---- Extracted data
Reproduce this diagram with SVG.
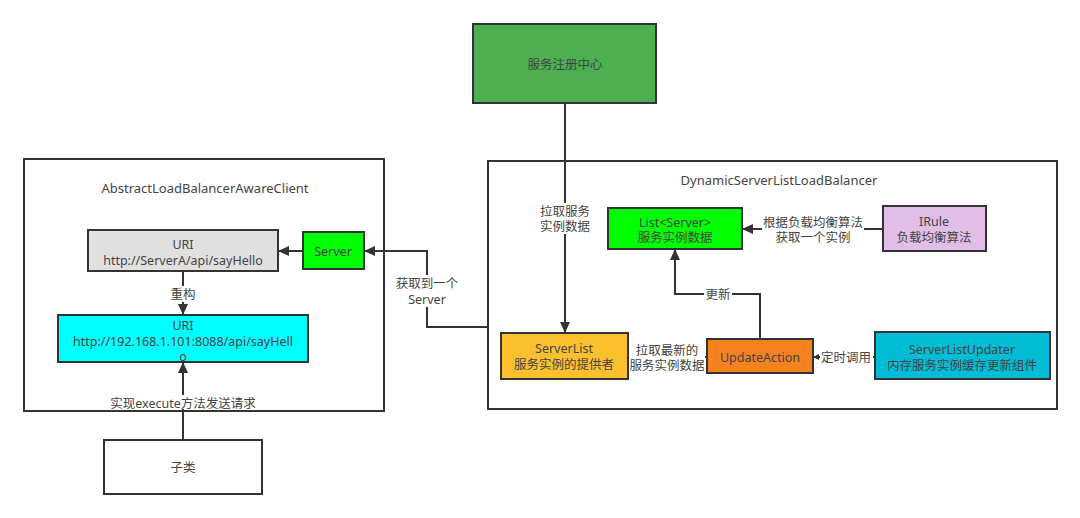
<svg xmlns="http://www.w3.org/2000/svg" width="1080" height="518" viewBox="0 0 1080 518">
<style>
text{font-family:"Noto Sans","Noto Sans CJK SC",sans-serif;font-size:12.5px;fill:#444;text-anchor:middle;dominant-baseline:central}
.lat{font-size:13px}
.cont{fill:#fff;stroke:#333;stroke-width:2}
.box{stroke:#333;stroke-width:2}
.ln{fill:none;stroke:#333;stroke-width:2}
.lbg{fill:#fff}
</style>
<defs>
<marker id="ah" markerUnits="userSpaceOnUse" markerWidth="12" markerHeight="10" refX="11" refY="5" orient="auto"><path d="M0,0 L11,5 L0,10 z" fill="#333"/></marker>
<marker id="ahs" markerUnits="userSpaceOnUse" markerWidth="7" markerHeight="6" refX="6" refY="3" orient="auto"><path d="M0,0 L6,3 L0,6 z" fill="#333"/></marker>
</defs>
<rect width="1080" height="518" fill="#fff"/>
<g id="client-container"><rect class="cont" x="24" y="159" width="360" height="252"/><text class="lat" x="205" y="188">AbstractLoadBalancerAwareClient</text></g>
<g id="lb-container"><rect class="cont" x="488" y="161" width="569" height="248"/><text class="lat" x="779" y="180">DynamicServerListLoadBalancer</text></g>
<g id="connectors">
<path class="ln" d="M565,103 V333" marker-end="url(#ah)"/>
<path class="ln" d="M364,251 H278" marker-end="url(#ah)"/>
<path class="ln" d="M183,271 V315" marker-end="url(#ah)"/>
<path class="ln" d="M183,440 V362" marker-end="url(#ah)"/>
<path class="ln" d="M488,327 H427 V251 H364" marker-end="url(#ah)"/>
<path class="ln" d="M883,229 H742" marker-end="url(#ah)"/>
<path class="ln" d="M760,339 V294 H675 V249" marker-end="url(#ah)"/>
<path class="ln" d="M628,357 H707"/>
<path class="ln" d="M875,357 H813" marker-end="url(#ahs)"/>
<rect class="lbg" x="536" y="203" width="58" height="31"/><text x="565" y="211">拉取服务</text><text x="565" y="226">实例数据</text>
<rect class="lbg" x="169" y="286" width="28" height="16"/><text x="183" y="294">重构</text>
<rect class="lbg" x="104" y="395" width="158" height="14"/><text x="183" y="403">实现execute方法发送请求</text>
<rect class="lbg" x="394" y="275" width="66" height="32"/><text x="427" y="283">获取到一个</text><text x="427" y="299">Server</text>
<rect class="lbg" x="762" y="214" width="102" height="31"/><text x="813" y="222">根据负载均衡算法</text><text x="813" y="237">获取一个实例</text>
<rect class="lbg" x="704" y="287" width="28" height="15"/><text x="718" y="294">更新</text>
<rect class="lbg" x="629" y="342" width="76" height="31"/><text x="667" y="350">拉取最新的</text><text x="667" y="365">服务实例数据</text>
<rect class="lbg" x="820" y="349" width="53" height="16"/><text x="846" y="357">定时调用</text>
</g>
<g id="registry"><rect class="box" x="473" y="24" width="183" height="79" fill="#4caf50"/><text x="565" y="64">服务注册中心</text></g>
<g id="uri-a"><rect class="box" x="88" y="230" width="190" height="41" fill="#e0e0e0"/><text x="183" y="244">URI</text><text x="183" y="260">http://ServerA/api/sayHello</text></g>
<g id="server"><rect class="box" x="303" y="232" width="61" height="37" fill="#00ff00"/><text x="333" y="251">Server</text></g>
<g id="uri-ip"><rect class="box" x="58" y="315" width="250" height="47" fill="#00ffff"/><text x="183" y="325">URI</text><text x="183" y="341">http://192.168.1.101:8088/api/sayHell</text><text x="183" y="356">o</text></g>
<g id="subclass"><rect class="box" x="104" y="440" width="158" height="54" fill="#fff"/><text x="183" y="467">子类</text></g>
<g id="list-server"><rect class="box" x="608" y="208" width="134" height="41" fill="#00ff00"/><text x="675" y="222">List&lt;Server&gt;</text><text x="675" y="237">服务实例数据</text></g>
<g id="irule"><rect class="box" x="883" y="206" width="103" height="45" fill="#e1bee7"/><text x="934" y="221">IRule</text><text x="934" y="237">负载均衡算法</text></g>
<g id="serverlist"><rect class="box" x="501" y="333" width="127" height="46" fill="#fbc02d"/><text x="564" y="348">ServerList</text><text x="564" y="364">服务实例的提供者</text></g>
<g id="update-action"><rect class="box" x="707" y="339" width="106" height="34" fill="#f5821f"/><text x="760" y="357">UpdateAction</text></g>
<g id="serverlist-updater"><rect class="box" x="875" y="332" width="175" height="47" fill="#00bcd4"/><text x="962" y="349">ServerListUpdater</text><text x="962" y="365">内存服务实例缓存更新组件</text></g>
</svg>
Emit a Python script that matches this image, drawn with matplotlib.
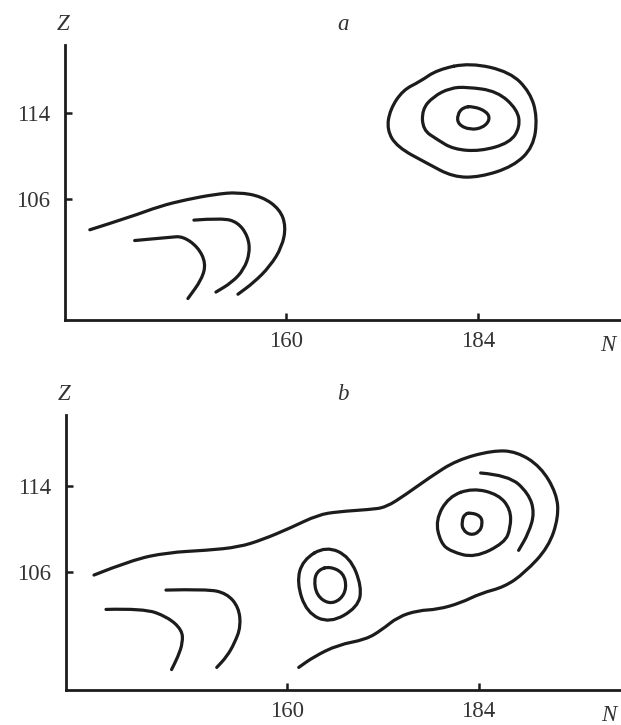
--------
Exercise details: Report how many lines of the records above contain the word "with", giving only the number.

Full solution: 2